I did not touch on welding, shop drawings and/or wind-tunnel testing in this article; however, all will need to be formally submitted, reviewed and approved by your special inspectors and structural department. Here are some of the most common issues:
- Prequalified welding procedures do not follow the D1.1 Section 3
- Shop drawings were not cross-checked to the approved design drawings
- Wind-tunnel calculations are insufficient (how were they derived) and do not follow ASCE-7-10
These are just a few additional items to review. And remember, it’s the contractor’s responsibility to know and properly apply the codes and standards. And if you provide general guidance to assist the installer in being code-compliant, hopefully, they heed the advice. There have been projects where although the AHJ went above and beyond in assisting the EOR by identifying issues that appeared to be leading to a veritable train wreck when those warnings went unheeded, the project ended up with major project delays, staff stressed out, and additional cost for last minute testing and third party evaluations. Be aware that this can result in project leaders petitioning for a more ‘cooperative’ inspector for their site. But as long as you can point to the code book to back up your requirements, it’s to the AHJ’s benefit to keep the same inspector involved in order to best ensure the safety of the installation.
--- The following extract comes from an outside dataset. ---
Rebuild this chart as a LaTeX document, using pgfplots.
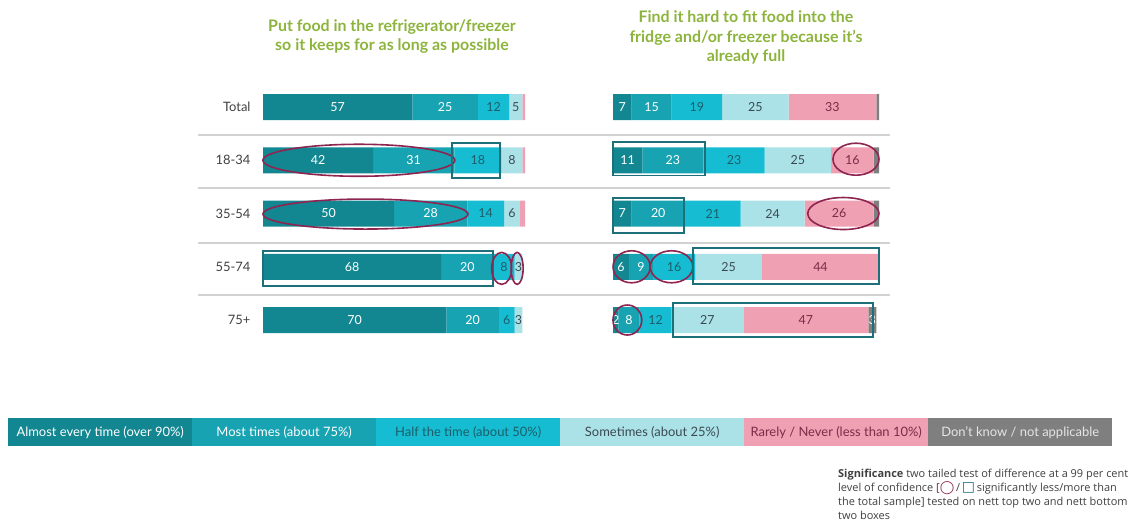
\documentclass[border=0pt]{standalone}
\usepackage{pgfplots}
\pgfplotsset{compat=1.18}
\usepackage{pgfplotstable}
\usepackage{fontspec}
\setmainfont{Lato}
\newfontfamily\dejavu{DejaVu Sans}
\newfontfamily\notefont{Open Sans}
\definecolor{cA}{HTML}{128791}
\definecolor{cB}{HTML}{17A3B2}
\definecolor{cC}{HTML}{16BDD2}
\definecolor{cD}{HTML}{ABE2E8}
\definecolor{cE}{HTML}{EFA0B3}
\definecolor{cF}{HTML}{7F7F7F}
\definecolor{circ}{HTML}{8E2450}
\definecolor{boxc}{HTML}{1D6F7A}
\definecolor{ttl}{HTML}{8CB43C}
\definecolor{txt}{HTML}{404040}
\definecolor{tC}{HTML}{1B5E6A}
\definecolor{tD}{HTML}{3A4A50}
\definecolor{tE}{HTML}{7E2A48}
\definecolor{sep}{HTML}{D2D2D2}

\pgfplotstableread{
row a b c d e f
0 57 25 12 5 1 0
1 42 31 18 8 1 0
2 50 28 14 6 2 0
3 68 20 8 3 0 0
4 70 20 6 3 0 0
}\lefttab
\pgfplotstableread{
row a b c d e f
0 7 15 19 25 33 1
1 11 23 23 25 16 2
2 7 20 21 24 26 2
3 6 9 16 25 44 0
4 2 8 12 27 47 3
}\righttab

\tikzset{
 ell/.style={draw=circ, line width=1.6bp},
 bx/.style={draw=boxc, line width=1.5bp},
}
\pgfplotsset{
 panel/.style={
  xbar stacked, scale only axis, width=#1, height=266.25bp,
  xmin=0, xmax=100, ymin=-0.5, ymax=4.5, y dir=reverse,
  bar width=26bp, clip=false, anchor=north west,
  axis line style={draw=none}, major tick length=0pt,
  xtick=\empty, ytick=\empty,
  /pgf/number format/assume math mode=true,
  every node near coord/.append style={anchor=center, inner sep=0pt,
     font=\fontsize{12.5}{12.5}\selectfont},
 },
 seg/.style n args={4}{fill=#1, draw=none,
   visualization depends on={\thisrow{#3}\as\val},
   nodes near coords={\ifdim\val pt<#4pt\relax\else\pgfmathprintnumber{\val}\fi},
   every node near coord/.append style={text=#2}},
}

\begin{document}
\begin{tikzpicture}
\path[use as bounding box] (0,0) rectangle (1146bp,-532bp);
\foreach \yy in {135,188,243,295}
  \draw[line width=1.5bp, color=sep] (198bp,-\yy bp) -- (890bp,-\yy bp);

% left panel
\begin{axis}[panel=262bp, at={(263bp,-80.4bp)},
  ytick={0,1,2,3,4}, yticklabels={Total,18-34,35-54,55-74,75+},
  yticklabel style={font=\fontsize{13}{13}\selectfont, text=txt, xshift=-9bp}]
\addplot[seg={cA}{white}{a}{1.5}] table[x=a,y=row]{\lefttab};
\addplot[seg={cB}{white}{b}{1.5}] table[x=b,y=row]{\lefttab};
\addplot[seg={cC}{tC}{c}{1.5}] table[x=c,y=row]{\lefttab};
\addplot[seg={cD}{tD}{d}{1.5}] table[x=d,y=row]{\lefttab};
\addplot[seg={cE}{tE}{e}{2.5}] table[x=e,y=row]{\lefttab};
\addplot[seg={cF}{white}{f}{2.5}] table[x=f,y=row]{\lefttab};
\coordinate (LE1) at (axis cs:36.6,1);
\coordinate (LB1a) at (axis cs:72.1,0.68); \coordinate (LB1b) at (axis cs:90.5,1.33);
\coordinate (LE2) at (axis cs:39.1,2.01);
\coordinate (LB3a) at (axis cs:0,2.70); \coordinate (LB3b) at (axis cs:87.7,3.36);
\coordinate (LE3a) at (axis cs:91.1,3.03);
\coordinate (LE3b) at (axis cs:97.0,3.03);
\end{axis}
\draw[ell] (LE1) ellipse [x radius=96bp, y radius=16bp];
\draw[bx] (LB1a) rectangle (LB1b);
\draw[ell] (LE2) ellipse [x radius=102.5bp, y radius=15bp];
\draw[bx] (LB3a) rectangle (LB3b);
\draw[ell] (LE3a) ellipse [x radius=10bp, y radius=16bp];
\draw[ell] (LE3b) ellipse [x radius=6bp, y radius=16bp];

% right panel
\begin{axis}[panel=266bp, at={(613bp,-80.4bp)}]
\addplot[seg={cA}{white}{a}{1.5}] table[x=a,y=row]{\righttab};
\addplot[seg={cB}{white}{b}{1.5}] table[x=b,y=row]{\righttab};
\addplot[seg={cC}{tC}{c}{1.5}] table[x=c,y=row]{\righttab};
\addplot[seg={cD}{tD}{d}{1.5}] table[x=d,y=row]{\righttab};
\addplot[seg={cE}{tE}{e}{2.5}] table[x=e,y=row]{\righttab};
\addplot[seg={cF}{white}{f}{2.5}] table[x=f,y=row]{\righttab};
\coordinate (RB1a) at (axis cs:0,0.66); \coordinate (RB1b) at (axis cs:34.6,1.29);
\coordinate (RE1) at (axis cs:91.35,0.98);
\coordinate (RB2a) at (axis cs:0,1.71); \coordinate (RB2b) at (axis cs:26.7,2.37);
\coordinate (RE2) at (axis cs:86.6,2.0);
\coordinate (RE3a) at (axis cs:7,3.0);
\coordinate (RE3b) at (axis cs:22,3.0);
\coordinate (RB3a) at (axis cs:30,2.65); \coordinate (RB3b) at (axis cs:100,3.32);
\coordinate (RE4) at (axis cs:5.4,4.0);
\coordinate (RB4a) at (axis cs:22.6,3.68); \coordinate (RB4b) at (axis cs:97.7,4.32);
\end{axis}
\draw[bx] (RB1a) rectangle (RB1b);
\draw[ell] (RE1) ellipse [x radius=23bp, y radius=16bp];
\draw[bx] (RB2a) rectangle (RB2b);
\draw[ell] (RE2) ellipse [x radius=35.6bp, y radius=16bp];
\draw[ell] (RE3a) ellipse [x radius=18.6bp, y radius=16bp];
\draw[ell] (RE3b) ellipse [x radius=21.3bp, y radius=16bp];
\draw[bx] (RB3a) rectangle (RB3b);
\draw[ell] (RE4) ellipse [x radius=14.4bp, y radius=15bp];
\draw[bx] (RB4a) rectangle (RB4b);

% titles
\node[align=center, text=ttl, font=\fontsize{16}{20}\bfseries\selectfont, anchor=north, inner sep=0pt]
  at (392bp,-19bp) {Put food in the refrigerator/freezer\\so it keeps for as long as possible};
\node[align=center, text=ttl, font=\fontsize{16}{20}\bfseries\selectfont, anchor=north, inner sep=0pt]
  at (746bp,-10bp) {Find it hard to fit food into the\\fridge and/or freezer because it’s\\already full};

% legend
\tikzset{lg/.style={minimum width=184bp, minimum height=28bp, anchor=north west, inner sep=0pt, draw=none,
  font=\fontsize{13}{13}\selectfont}}
\node[lg, fill=cA, text=white] at (8bp,-418bp) {Almost every time (over 90\%)};
\node[lg, fill=cB, text=white] at (192bp,-418bp) {Most times (about 75\%)};
\node[lg, fill=cC, text=tC] at (376bp,-418bp) {Half the time (about 50\%)};
\node[lg, fill=cD, text=tD] at (560bp,-418bp) {Sometimes (about 25\%)};
\node[lg, fill=cE, text=tE] at (744bp,-418bp) {Rarely / Never (less than 10\%)};
\node[lg, fill=cF, text=white!90!black] at (928bp,-418bp) {Don't know / not applicable};

% significance note
\node[anchor=north west, align=left, inner sep=0pt, text=txt, font=\notefont\fontsize{11}{14}\selectfont]
  at (838bp,-469bp) {\textbf{Significance} two tailed test of difference at a 99 per cent\\
  level of confidence [{\dejavu\fontsize{13}{14}\selectfont\bfseries\color{circ}◯}\,/\,{\dejavu\fontsize{14}{14}\selectfont\bfseries\color{boxc}□}\,significantly less/more than\\
  the total sample] tested on nett top two and nett bottom\\
  two boxes};
\end{tikzpicture}
\end{document}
But the lesson I have learned is that “you can present someone with an opportunity, but you cannot force him or her to take advantage of it.” It’s kind of like that old adage, whereby “you can lead a horse to water, but you can’t make it drink.”
Hopefully, this article touched on some of the major items of concern and some of the most common mistakes that occur on these projects. Our whole purpose is to ensure that the installations that we inspect will operate safely and efficiently for decades with limited maintenance and/or unscheduled power events. You can best achieve this by ensuring that you have a well-organized combination inspection team with a team of well-seasoned SI to properly review, inspect and approve these challenging projects.